The Cross-Cultural Therapeutic Dyad

Leah Davidson, M.D.

THERAPEUTIC DYADS, WHETHER LONG or short term have, by their very nature, a built in work contract, and agreed upon goals and objectives. These have been simply and cogently stated by Kenneth Colby (1951) as follows:

The goal of psychotherapy is to relieve the patient of distressing neurotic symptoms, or discordant personality characteristics which interfere with his satisfactory adaptation to a world of people and events Since psychotherapy is confined to repair work adds Colby, this limited aim may conflict with the beginning therapists ambitions, as well as the patients hopes.

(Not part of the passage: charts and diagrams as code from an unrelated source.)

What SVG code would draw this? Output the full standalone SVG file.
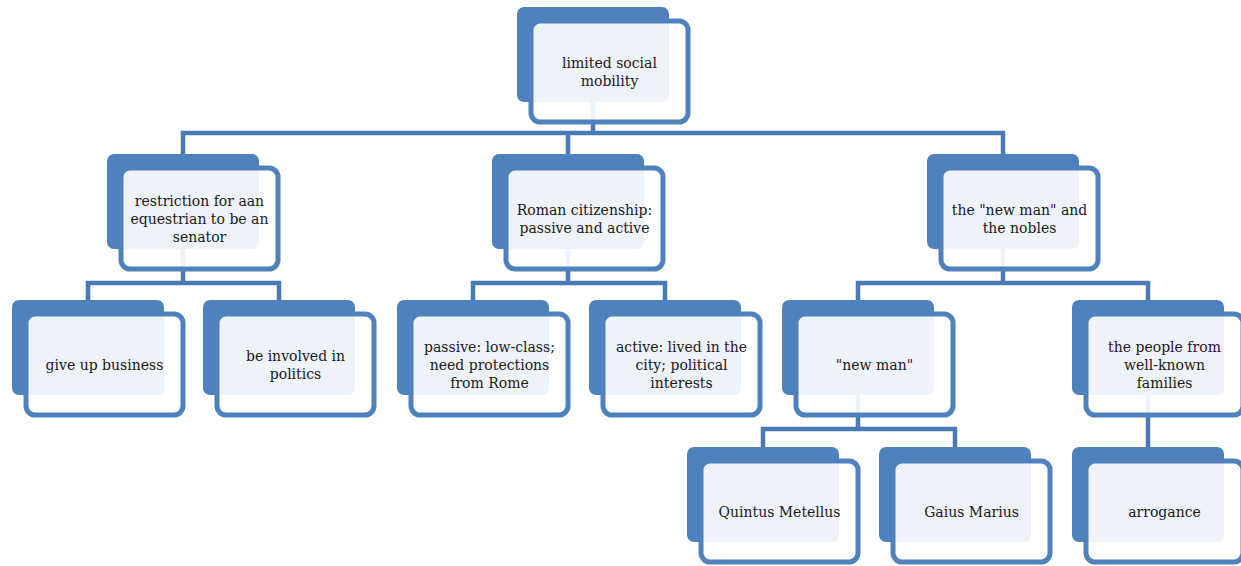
<svg xmlns="http://www.w3.org/2000/svg" width="1241" height="566" viewBox="0 0 1241 566">
<style>
.back{fill:#4F81BD}
.front{fill:#ffffff;fill-opacity:0.9;stroke:#4F81BD;stroke-width:5}
.con{fill:none;stroke:#4A7AB5;stroke-width:4.5;stroke-linejoin:miter}
text{font-family:"DejaVu Serif","Liberation Serif",serif;font-size:14px;fill:#1a1a1a;text-anchor:middle}
</style>
<defs>
<g id="box">
<rect class="back" x="0" y="0" width="152" height="95" rx="7"/>
<rect class="front" x="14" y="14" width="157" height="101" rx="9"/>
</g>
</defs>
<rect width="1241" height="566" fill="#ffffff"/>
<g id="connectors">
<path class="con" d="M593,102 V133 M183,154 V133 H1003 V154 M568,133 V154"/>
<path class="con" d="M183,248 V283 M88,300 V283 H279 V300"/>
<path class="con" d="M568,248 V283 M473,300 V283 H665 V300"/>
<path class="con" d="M1003,248 V283 M858,300 V283 H1148 V300"/>
<path class="con" d="M858,394 V429 M763,447 V429 H955 V447"/>
<path class="con" d="M1148,394 V447"/>
</g>
<g id="n-top" transform="translate(517,7)"><use href="#box"/><text x="92.5" y="60.5">limited social</text><text x="92.5" y="78.5">mobility</text></g>
<g id="n-restriction" transform="translate(107,154)"><use href="#box"/><text x="92.5" y="51.5">restriction for aan</text><text x="92.5" y="69.5">equestrian to be an</text><text x="92.5" y="87.5">senator</text></g>
<g id="n-citizenship" transform="translate(492,154)"><use href="#box"/><text x="92.5" y="60.5">Roman citizenship:</text><text x="92.5" y="78.5">passive and active</text></g>
<g id="n-newman-nobles" transform="translate(927,154)"><use href="#box"/><text x="92.5" y="60.5">the "new man" and</text><text x="92.5" y="78.5">the nobles</text></g>
<g id="n-business" transform="translate(12,300)"><use href="#box"/><text x="92.5" y="69.5">give up business</text></g>
<g id="n-politics" transform="translate(203,300)"><use href="#box"/><text x="92.5" y="60.5">be involved in</text><text x="92.5" y="78.5">politics</text></g>
<g id="n-passive" transform="translate(397,300)"><use href="#box"/><text x="92.5" y="51.5">passive: low-class;</text><text x="92.5" y="69.5">need protections</text><text x="92.5" y="87.5">from Rome</text></g>
<g id="n-active" transform="translate(589,300)"><use href="#box"/><text x="92.5" y="51.5">active: lived in the</text><text x="92.5" y="69.5">city; political</text><text x="92.5" y="87.5">interests</text></g>
<g id="n-newman" transform="translate(782,300)"><use href="#box"/><text x="92.5" y="69.5">"new man"</text></g>
<g id="n-people" transform="translate(1072,300)"><use href="#box"/><text x="92.5" y="51.5">the people from</text><text x="92.5" y="69.5">well-known</text><text x="92.5" y="87.5">families</text></g>
<g id="n-quintus" transform="translate(687,447)"><use href="#box"/><text x="92.5" y="69.5">Quintus Metellus</text></g>
<g id="n-gaius" transform="translate(879,447)"><use href="#box"/><text x="92.5" y="69.5">Gaius Marius</text></g>
<g id="n-arrogance" transform="translate(1072,447)"><use href="#box"/><text x="92.5" y="69.5">arrogance</text></g>
</svg>
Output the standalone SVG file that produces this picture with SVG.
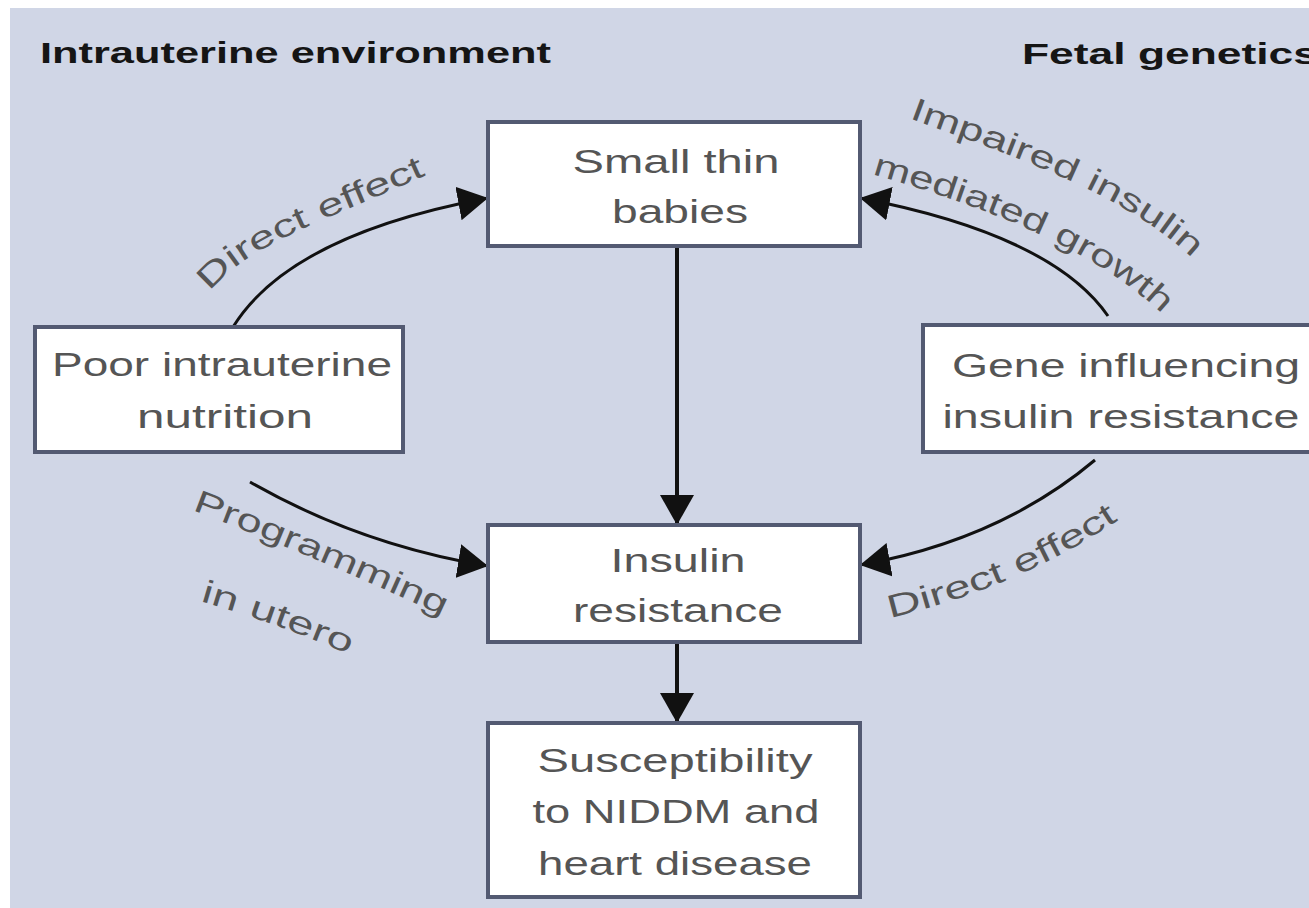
<svg xmlns="http://www.w3.org/2000/svg" width="1309" height="908" viewBox="0 0 1309 908">
  <style>
    .bg { fill: #d0d6e6; }
    .box { fill: #ffffff; stroke: #535a72; stroke-width: 4; }
    .lbl { font-family: "Liberation Sans", Arial, sans-serif; font-size: 33px; fill: #555555; text-anchor: middle; }
    .curv { font-family: "Liberation Sans", Arial, sans-serif; font-size: 32px; fill: #555555; }
    .title { font-family: "Liberation Sans", Arial, sans-serif; font-size: 29px; font-weight: bold; fill: #151515; }
    .conn { fill: none; stroke: #111111; stroke-width: 3; }
    .conn-v { fill: none; stroke: #111111; stroke-width: 4; }
  </style>
  <defs>
    <marker id="head" markerUnits="userSpaceOnUse" markerWidth="30" markerHeight="34" refX="30" refY="17" orient="auto">
      <path d="M0,0 L30,17 L0,34 z" fill="#111111"/>
    </marker>
    <!-- baselines for the curved labels -->
    <path id="p-direct-left" d="M 210 292 C 246 243 344 214 437 170"/>
    <path id="p-impaired" d="M 909 118 C 994 150 1124 190 1196 262"/>
    <path id="p-mediated" d="M 872 174 C 950 197 1080 237 1160 312"/>
    <path id="p-programming" d="M 192 510 Q 320 558 455 622"/>
    <path id="p-utero" d="M 200 601 Q 280 624 357 658"/>
    <path id="p-direct-right" d="M 890 618 Q 1030 585 1140 505"/>
  </defs>

  <!-- page -->
  <rect x="0" y="0" width="1309" height="908" fill="#ffffff"/>
  <rect class="bg" x="10" y="8" width="1299" height="900"/>

  <!-- column headings -->
  <text class="title" x="40" y="63" textLength="511" lengthAdjust="spacingAndGlyphs">Intrauterine environment</text>
  <text class="title" x="1022" y="64" textLength="296" lengthAdjust="spacingAndGlyphs">Fetal genetics</text>

  <!-- connectors -->
  <g id="connectors">
    <path class="conn" d="M 233 327 Q 290 235 488 198" marker-end="url(#head)"/>
    <path class="conn" d="M 1108 316 Q 1052 235 860 198" marker-end="url(#head)"/>
    <path class="conn" d="M 250 482 Q 360 545 488 566" marker-end="url(#head)"/>
    <path class="conn" d="M 1095 460 Q 1000 540 860 565" marker-end="url(#head)"/>
    <path class="conn-v" d="M 677 246 L 677 525" marker-end="url(#head)"/>
    <path class="conn-v" d="M 677 642 L 677 723" marker-end="url(#head)"/>
  </g>

  <!-- connector labels -->
  <g id="connector-labels">
    <text class="curv"><textPath href="#p-direct-left" textLength="248" lengthAdjust="spacingAndGlyphs">Direct effect</textPath></text>
    <text class="curv"><textPath href="#p-impaired" textLength="318" lengthAdjust="spacingAndGlyphs">Impaired insulin</textPath></text>
    <text class="curv"><textPath href="#p-mediated" textLength="325" lengthAdjust="spacingAndGlyphs">mediated growth</textPath></text>
    <text class="curv"><textPath href="#p-programming" textLength="272" lengthAdjust="spacingAndGlyphs">Programming</textPath></text>
    <text class="curv"><textPath href="#p-utero" textLength="158" lengthAdjust="spacingAndGlyphs">in utero</textPath></text>
    <text class="curv"><textPath href="#p-direct-right" textLength="250" lengthAdjust="spacingAndGlyphs">Direct effect</textPath></text>
  </g>

  <!-- nodes -->
  <g id="small-thin-babies">
    <rect class="box" x="488" y="122" width="372" height="124"/>
    <text class="lbl" x="676" y="173" textLength="207" lengthAdjust="spacingAndGlyphs">Small thin</text>
    <text class="lbl" x="680" y="223" textLength="136" lengthAdjust="spacingAndGlyphs">babies</text>
  </g>

  <g id="poor-nutrition">
    <rect class="box" x="35" y="327" width="368" height="125"/>
    <text class="lbl" x="222" y="376" textLength="340" lengthAdjust="spacingAndGlyphs">Poor intrauterine</text>
    <text class="lbl" x="225" y="428" textLength="176" lengthAdjust="spacingAndGlyphs">nutrition</text>
  </g>

  <g id="gene-influencing">
    <rect class="box" x="923" y="325" width="404" height="127"/>
    <text class="lbl" x="1126" y="377" textLength="348" lengthAdjust="spacingAndGlyphs">Gene influencing</text>
    <text class="lbl" x="1121" y="428" textLength="357" lengthAdjust="spacingAndGlyphs">insulin resistance</text>
  </g>

  <g id="insulin-resistance">
    <rect class="box" x="488" y="525" width="372" height="117"/>
    <text class="lbl" x="678" y="572" textLength="135" lengthAdjust="spacingAndGlyphs">Insulin</text>
    <text class="lbl" x="678" y="622" textLength="210" lengthAdjust="spacingAndGlyphs">resistance</text>
  </g>

  <g id="susceptibility">
    <rect class="box" x="488" y="723" width="372" height="174"/>
    <text class="lbl" x="675" y="772" textLength="275" lengthAdjust="spacingAndGlyphs">Susceptibility</text>
    <text class="lbl" x="676" y="823" textLength="287" lengthAdjust="spacingAndGlyphs">to NIDDM and</text>
    <text class="lbl" x="675" y="875" textLength="274" lengthAdjust="spacingAndGlyphs">heart disease</text>
  </g>
</svg>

In addition, the hospital psychiatrist, psychologist or other mental health worker has to add to these goals the alleviation of psychotic or borderline symptoms by somatic therapies and other adjunctive therapies such as millieu, group, and behavior modification.

Whatever the pathology or method of treatment, the use of oneself as therapist brings with it certain inescapable realities. To quote Colby again: "Unconsciously the patient has a magical belief in the therapist's parental, omnipotent ability to 'make it better'." Colby defines the requirements of a good therapist in the following manner:

He should have:

1. A body of knowledge concerning normal and pathological thought and behavior in our culture.

2. A logically cohesive group of theoretical concepts which are convenient in understanding this thought and behavior.

3. Technical experience in therapeutically integrating observations with concepts through clinical work with patients.